Roberta Stewart is upset with the VA for not allowing a pentacle — a circle with an inscribed five-pointed star — to be used on a plaque for her husband, Nevada National Guard Sgt. Patrick Stewart, who was killed in Afghanistan last year.
She was told the symbol was not among the 38 emblems of faith recognized for use on VA headstones and memorials.
“Our pentacle represents our spirit and our soul,” she said. “It’s my eternal connection to my husband.”
Wiccans have been fighting nine years for VA recognition of their nature-worshipping faith.
The VA recognizes symbols for Christians, Jews, Buddhists, Hindus, Native Americans, Sikhs and atheists. In 2003, the VA approved the American Humanist Association’s emblem of spirit, a stylized human figure with arms stretched upward.
The problem, Wiccans say, is misinformation accusing Wiccans of practicing witchcraft and worshipping Satan. Part of the problem: Satan-worshipers use an upside-down pentacle as one of their symbols.
Sharona Angel, a teacher of Wicca in Waikiki Beach, Hawaii, and other Wicca followers emphasize that their religion is peaceful and focuses on a central tenant that they must not harm others. They believe in psychic energy and practice their faith through meditations, rituals and other observances.
“It’s really ridiculous prejudice,” Angel said. “Wicca and Native American religions, they are almost identical.”
The IRS has granted religious tax exemptions for Wiccan churches and the federal courts have recognized Wicca as a valid religion, said Pierre Davis, archpriest of the Aquarian Tabernacle Church, a Wiccan church in Index, Wash.
The nation’s armed forces have recognized Wiccans for decades and let them practice their faith on base, Davis said. Among the nation’s 1.4 million service members at the end of March, about 1,900 described themselves as Wiccan, according to the Pentagon.

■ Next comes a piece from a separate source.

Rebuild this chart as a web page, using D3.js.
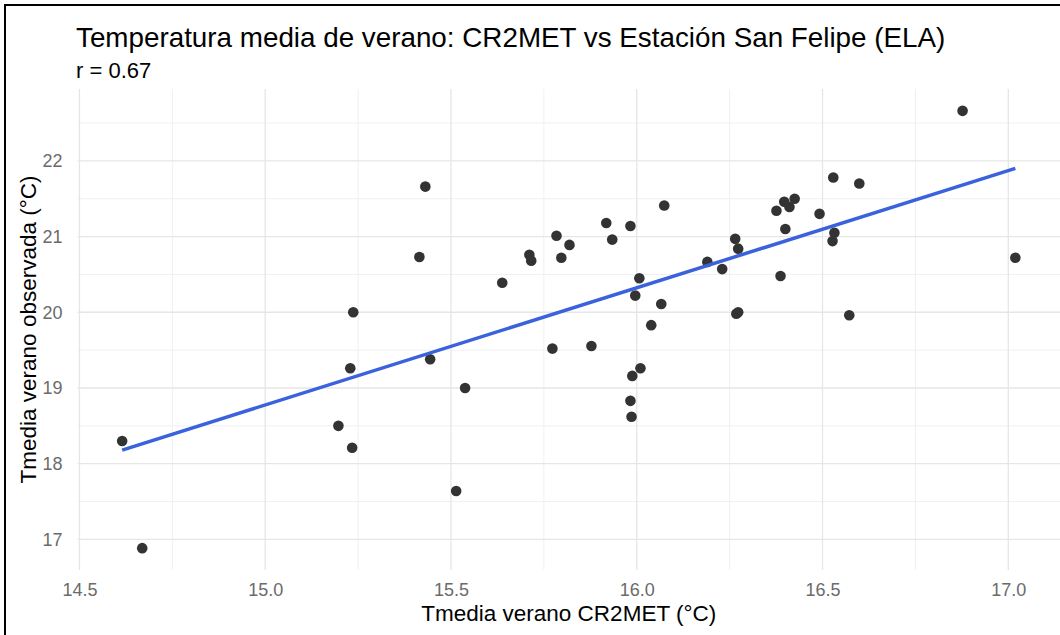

Davis’ group has sought the VA’s approval of the pentacle for use on grave markers since 1997.
“We’re not those things that some of the evangelicals think we are,” he said. “We don’t boil babies down to make salve and we don’t curse the cattle and all that nonsense. Gosh, it’s the 21st Century. Grow up.”
The VA has said requests for the pentacle’s approval are still being considered. Jo Shuda, a VA spokeswoman, said she didn’t know when a decision would be made. The agency said it expects to review new internal rules it issued last year for approving emblems of belief and will accept public comments.